Sunday, October 11, 2020

Movie review - "Windom's Way" (1957) ***

Not fondly remembered by many, but I liked it. I have affection for these Rank movies but the people involved did try to make a decent movie. It helps to have some excellent leads in Peter Finch and Mary Ure. And the script is quite left wing for Rank which gives it freshness - there is a lot of criticism of the white rubber company man (Michael Hordern) who only cares about profits and the white colonial officials who seem incompetent; the main antagonist is an Indian, who is quite smart and not unsympathetic.

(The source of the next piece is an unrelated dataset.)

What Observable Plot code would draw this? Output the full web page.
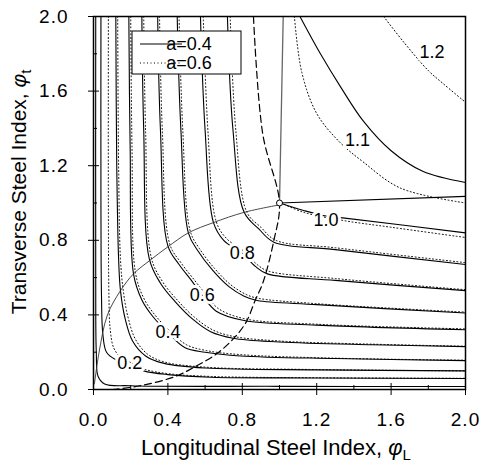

It is still a 1957 Rank movie - the hero is a white man, there is brownface, it was shot in Corsica instead of where it is actually set. Peter Finch is very good - he did well as these tortured doctors in the third world. Mary Ure matches him as the wife - she's gorgeous, especially with her blonde hair swept back, fresh out of the water.  By Rank standards this gave her a decent role - although the plot is resolved half way through. 

The nurse who loves him, Natasha Parry in brownface, never does anything. The film isn't enough action and isn't enough melodrama - it's smarter, which is fine, but doesn't give the audience simpler baser pleasures.

It looks good. Beautiful colour photography. Frustratingly vague about being set in Malaya - it could be Burma. Why not just call them communists, etc? I was never quite sure how it was going to end. Maybe it would've been a bigger hit had Finch and Parry been a couple, then Ure died. Parry goes off to war. That would've had more emotional impact.